Texas led the nation with 1,354 drunken driving fatalities in 2006 and was among the states to record the largest increase in such deaths, federal transportation officials said.
The National Highway Traffic Safety Administration on Monday, Aug. 20th released data showing drunken driving deaths increased in 22 states and fell in 26 states in 2006.
There were 13,470 deaths nationwide in 2006 involving drivers and motorcycle operators with blood alcohol levels of .08 or higher, which is the legal limit for adults throughout the country. The number was down slightly from 2005, when 13,582 people died in crashes involving legally drunk drivers.

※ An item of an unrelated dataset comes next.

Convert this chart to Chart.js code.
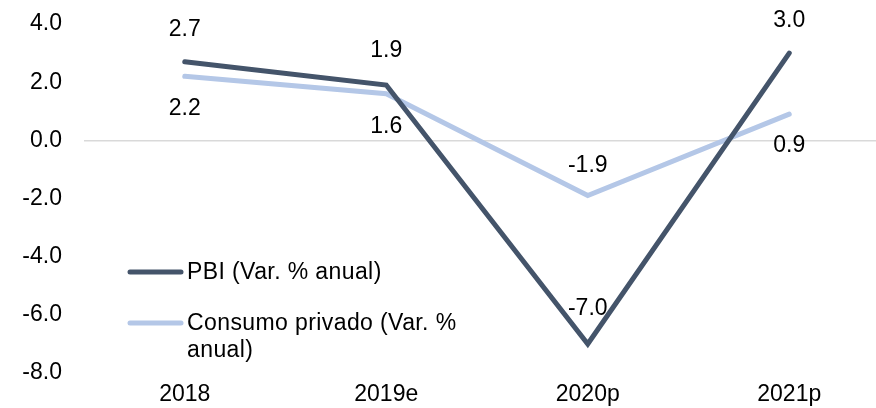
<!DOCTYPE html>
<html>
<head>
<meta charset="utf-8">
<script src="https://cdn.jsdelivr.net/npm/chart.js@4"></script>
<style>
  html, body { margin: 0; padding: 0; overflow: hidden; background: #fff; }
  #wrap { width: 900px; height: 408px; }
</style>
</head>
<body>
<div id="wrap"><canvas id="myChart" width="900" height="408"></canvas></div>
<script>
const years = ['2018', '2019e', '2020p', '2021p'];
const pbi = [2.7, 1.9, -7.0, 3.0];
const consumo = [2.2, 1.6, -1.9, 0.9];
const yTicks = [4, 2, 0, -2, -4, -6, -8];

// label offsets (px) above (-) or below (+) each point
const pbiLabelPos = [-32, -34, -35, -32];
const consumoLabelPos = [32, 33, -30, 31];

const FONT = '"Liberation Sans", Arial, sans-serif';
const FSIZE = 23;

const pointLabels = {
  id: 'pointLabels',
  afterDatasetsDraw(chart) {
    const ctx = chart.ctx;
    ctx.save();
    ctx.font = FSIZE + 'px ' + FONT;
    ctx.fillStyle = '#000';
    ctx.textAlign = 'center';
    ctx.textBaseline = 'middle';
    chart.data.datasets.forEach((ds, i) => {
      const meta = chart.getDatasetMeta(i);
      meta.data.forEach((pt, j) => {
        ctx.fillText(ds.data[j].toFixed(1), pt.x, pt.y + ds.labelPos[j]);
      });
    });
    ctx.restore();
  }
};

const innerLegend = {
  id: 'innerLegend',
  afterDraw(chart) {
    const ctx = chart.ctx;
    ctx.save();
    ctx.font = FSIZE + 'px ' + FONT;
    ctx.letterSpacing = '0.4px';
    ctx.fillStyle = '#000';
    ctx.textBaseline = 'middle';
    ctx.lineCap = 'round';
    ctx.lineWidth = 5;
    const rows = [
      { y: 272, lines: ['PBI (Var. % anual)'] },
      { y: 323, lines: ['Consumo privado (Var. %', 'anual)'] }
    ];
    chart.data.datasets.forEach((ds, i) => {
      const r = rows[i];
      ctx.strokeStyle = ds.borderColor;
      ctx.beginPath();
      ctx.moveTo(130, r.y);
      ctx.lineTo(181, r.y);
      ctx.stroke();
      r.lines.forEach((t, k) => ctx.fillText(t, 187, r.y + 1 + k * 27));
    });
    ctx.restore();
  }
};

new Chart(document.getElementById('myChart'), {
  type: 'line',
  data: {
    labels: years,
    datasets: [
      {
        label: 'PBI (Var. % anual)',
        data: pbi,
        labelPos: pbiLabelPos,
        borderColor: '#44546A',
        borderWidth: 5,
        pointRadius: 0,
        borderJoinStyle: 'miter',
        borderCapStyle: 'round',
        tension: 0,
      },
      {
        label: 'Consumo privado (Var. % anual)',
        data: consumo,
        labelPos: consumoLabelPos,
        borderColor: '#B4C7E7',
        borderWidth: 5,
        pointRadius: 0,
        borderJoinStyle: 'miter',
        borderCapStyle: 'round',
        tension: 0,
      },
    ],
  },
  options: {
    responsive: false,
    animation: false,
    layout: { padding: { top: 24, right: 10, left: 0, bottom: 0 } },
    plugins: {
      legend: { display: false },
      tooltip: { enabled: false },
    },
    scales: {
      x: {
        offset: true,
        grid: { display: false },
        border: { display: false },
        ticks: { color: '#000', font: { family: FONT, size: FSIZE }, padding: 0, maxRotation: 0 },
        afterFit: (s) => { s.height = 35; },
      },
      y: {
        min: -8,
        max: 4,
        afterBuildTicks: (s) => { s.ticks = yTicks.map(v => ({ value: v })); },
        grid: {
          drawTicks: false,
          lineWidth: 1.5,
          color: (c) => (c.tick && c.tick.value === 0 ? '#D9D9D9' : 'rgba(0,0,0,0)'),
        },
        border: { display: false },
        ticks: {
          color: '#000',
          font: { family: FONT, size: FSIZE },
          padding: 22,
          callback: (v) => Number(v).toFixed(1),
        },
        afterFit: (s) => {
          s.width = 84;
          s.paddingTop = 0;
          s.paddingBottom = 0;
        },
      },
    },
  },
  plugins: [pointLabels, innerLegend],
});
</script>
</body>
</html>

Texas’ 2006 total was an increase of 34 from 2005, putting it even with Arizona and Kansas for the biggest jump. However, Utah, Kansas and Iowa had the largest percentage increases compared with 2005.
“Texas has run a first close and second with California for years,” said Susan Bragg, victim services director for the North Texas chapter of Mothers Against Drunk Driving. “It’s because traditionally Texas hasn’t been known as a strong enforcer of DWI laws. We have a lot of highways. We have a lot of drivers.”
Nationwide, the overall number of deaths involving drivers and motorcycle operators with any amount of alcohol in their blood was 17,602 last year. That was up from 17,590 in 2005, said Heather Ann Hopkins, spokeswoman for the national highway administration.
“The number of people who died on the nation’s roads actually fell last year,” U.S. Transportation Secretary Mary Peters said at a news conference in Arlington, Va., a Washington suburb. “However the trend did not extend to alcohol-related crashes.”
Transportation officials announced the new figures as they unveiled an $11 million nationwide advertising campaign as part of a Labor Day weekend campaign called “Drunk Driving. Over the Limit. Under Arrest.”
“This crackdown is very, very, very important because it’s the penalties that are imposed when someone chooses to ignore the law that really have the ability to make changes,” Peters said.
To fight drunken driving, Austin police will seek grants to help the city pay for more targeted police patrols and will collaborate with other law enforcement agencies, Chief Art Acevedo said.
“It is unacceptable, these drunk driving deaths,” he said. “We have to come together as a community to deal with it, and as a law enforcement community.”
Florida, Missouri and Pennsylvania had the greatest decreases in numbers of drunken driving deaths last year, while the District of Columbia, Alaska and Delaware had the largest percentage decreases compared with 2005. The District of Columbia had the smallest actual number of drunken driving deaths with a total of 12.